Deux heures après le crash, les troupes amies, des Cavaliers de Saumur, qui nous avaient vus en difficulté depuis leur piton sont sur place. Un drôle d’effet, car en avant, il y avait des adversaires prisonniers. Les Marins ont bien failli les mitrailler, heureusement la radio de l’ailier qui partait les a prévenus à temps.
Trente minutes après l’arrivée des secours, un hélicoptère de Sétif viendra nous prendre. Dommage, on avait déjà prévu la fête au poste des Cavaliers. Mais nous garderons le contact par la suite.
C’est un Broussard qui nous ramènera à la base, en début de nuit, mais nous aurons droit à une belle réception !
À noter que j’avais quitté l’avion en emportant, réflexe de navigateur, le log à moitié brûlé par la projection d’huile chaude, c’est pourquoi, j’ai pu reconstituer l’itinéraire et l’horaire de la mission sauf entre 11h36 et 11h53.

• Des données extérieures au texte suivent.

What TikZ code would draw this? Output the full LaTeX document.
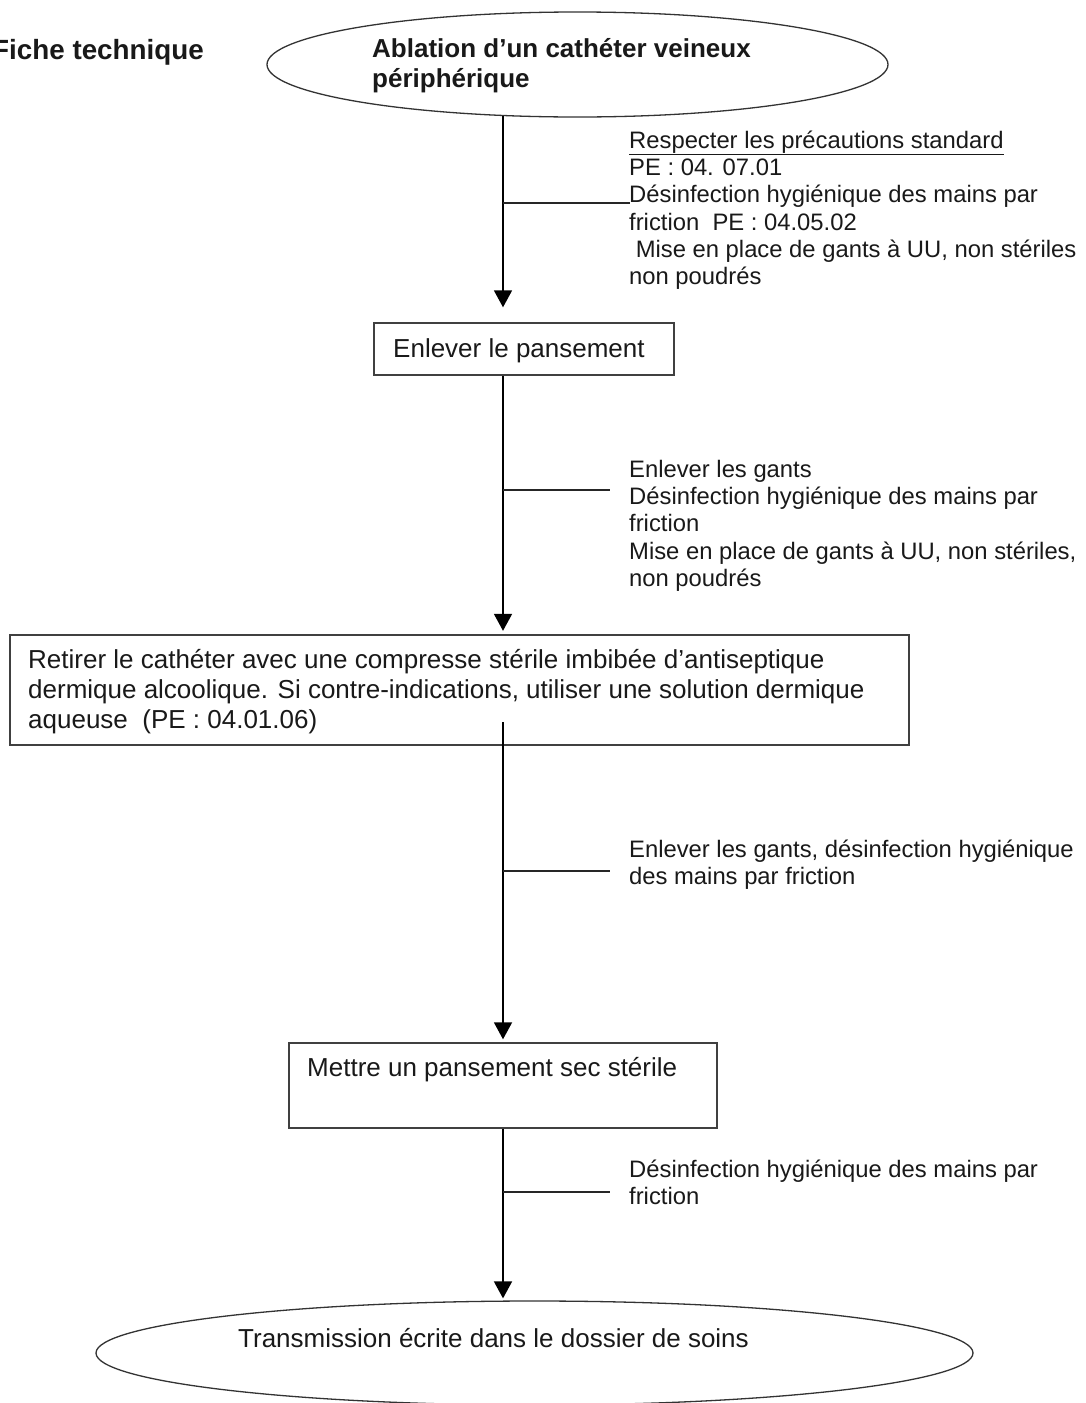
\documentclass[tikz,border=0pt]{standalone}
\usepackage{fontspec}
\setmainfont{Liberation Sans}
\usetikzlibrary{shapes.geometric,arrows.meta}
\newcommand{\annotfont}{\fontsize{23.8}{27.3}\selectfont}
\newcommand{\boxfont}{\fontsize{26}{30}\selectfont}
\tikzset{
  flowbox/.style={draw=black!75, line width=1.4pt, inner sep=0pt, rectangle},
  flowell/.style={draw=black!80, line width=1.3pt, inner sep=0pt, ellipse},
  conn/.style={draw=black, line width=1.8pt, -{Triangle[length=17pt,width=18pt]}},
  branch/.style={draw=black!85, line width=1.3pt},
  annot/.style={anchor=north west, align=left, inner sep=0pt, font=\annotfont, text=black!90},
  boxtext/.style={anchor=base west, inner sep=0pt, font=\boxfont, text=black!90},
}
\begin{document}
\begin{tikzpicture}[x=1pt,y=-1pt]
\useasboundingbox (0,0) rectangle (1086,1403);
\clip (0,0) rectangle (1086,1403);
\fill[white] (0,0) rectangle (1086,1403);

% title
\node[anchor=base west, inner sep=0pt, font=\fontsize{27.8}{32}\selectfont\bfseries, text=black!90] (title) at (-8,59) {Fiche technique};

% top ellipse
\node[flowell, minimum width=621pt, minimum height=105pt] (e1) at (577.5,64.5) {};
\node[anchor=north west, align=left, inner sep=0pt, font=\boxfont\bfseries, text=black!90] (e1t) at (372,36) {\strut Ablation d’un cathéter veineux\\périphérique};

% box 1
\node[flowbox, minimum width=300pt, minimum height=52pt] (b1) at (524,349) {};
\node[boxtext] (b1t) at (393,357) {Enlever le pansement};

% box 2
\node[flowbox, minimum width=899pt, minimum height=110pt] (b2) at (459.5,690) {};
\node[anchor=north west, align=left, inner sep=0pt, font=\boxfont, text=black!90] (b2t) at (28,647) {\strut Retirer le cathéter avec une compresse stérile imbibée d’antiseptique\\dermique alcoolique. Si contre-indications, utiliser une solution dermique\\aqueuse\ \ (PE : 04.01.06)};

% box 3
\node[flowbox, minimum width=428pt, minimum height=85pt] (b3) at (503,1085.5) {};
\node[boxtext] (b3t) at (307,1076) {Mettre un pansement sec stérile};

% bottom ellipse
\node[flowell, minimum width=877pt, minimum height=104pt] (e2) at (534.5,1353) {};
\node[boxtext] (e2t) at (238,1347) {Transmission écrite dans le dossier de soins};

% axis coordinates
\coordinate (s0) at (503,115.5);
\coordinate (s2) at (503,722);
\coordinate (j1) at (503,203);
\coordinate (j2) at (503,490);
\coordinate (j3) at (503,871);
\coordinate (j4) at (503,1192);
\coordinate (k1) at (630,203);
\coordinate (k2) at (610,490);
\coordinate (k3) at (610,871);
\coordinate (k4) at (610,1192);

% connectors
\draw[conn, shorten >=15pt] (s0) -- (s0 |- b1.north);
\draw[conn, shorten >=3.5pt] (b1.south -| s0) -- (s0 |- b2.north);
\draw[conn, shorten >=3pt] (s2) -- (s0 |- b3.north);
\draw[conn, shorten >=2pt] (b3.south -| s0) -- (s0 |- e2.north);

% branches
\draw[branch] (j1) -- (k1);
\draw[branch] (j2) -- (k2);
\draw[branch] (j3) -- (k3);
\draw[branch] (j4) -- (k4);

% annotations
\node[annot] (a1) at (629,128.9) {\strut\underline{Respecter les précautions standard}\\PE : 04. 07.01\\Désinfection hygiénique des mains par\\friction\ \ PE : 04.05.02\\\ Mise en place de gants à UU, non stériles\\non poudrés};
\node[annot] (a2) at (629,457.9) {\strut Enlever les gants\\Désinfection hygiénique des mains par\\friction\\Mise en place de gants à UU, non stériles,\\non poudrés};
\node[annot] (a3) at (629,837.9) {\strut Enlever les gants, désinfection hygiénique\\des mains par friction};
\node[annot] (a4) at (629,1157.9) {\strut Désinfection hygiénique des mains par\\friction};
\end{tikzpicture}
\end{document}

L’enquête ne pourra pas donner les raisons de l’accident. Les symptômes correspondent plutôt à une panne générale de l’allumage et certains pensent que le coffret de distribution, sous le logement du train avant, pourrait avoir été détérioré par une balle.
Encore le Broussard pour aller à l’hôpital de Constantine (Quancentina) juchée sur son cañon célèbre de l’oued Rummel traversant les monts de Constantine. Ville de 50.000 habitants à l’époque, perchée sur un rocher, véritable esplanade au-dessus d’impressionnants abrupts.
Résultats : pilote OK, navigateur, contusions multiples, mais bon pour le service, malheureusement, notre ami Bouvier ne pourra plus voler, la colonne vertébrale ayant été atteinte.
11 septembre 1957 : une mission écourtée, un camarade blessé qui ne volera plus sur avion de combat, un avion perdu (cela fait malaise), mais la joie de sentir cet esprit d’équipage et de rencontre tant d’amitié autour de soi !
Le 20 septembre, avec le Commandant Chesnais, notre patron, je reprenais les vols, reconnaissance et straffing sur la frontière tunisienne.
À mes compagnons de mission, à mes amis du Groupe 1/91 "Gascogne", en hommage à tous ceux qui n’ont pas eu notre chance lors d’un accident ou lorsqu’ils ont été abattus.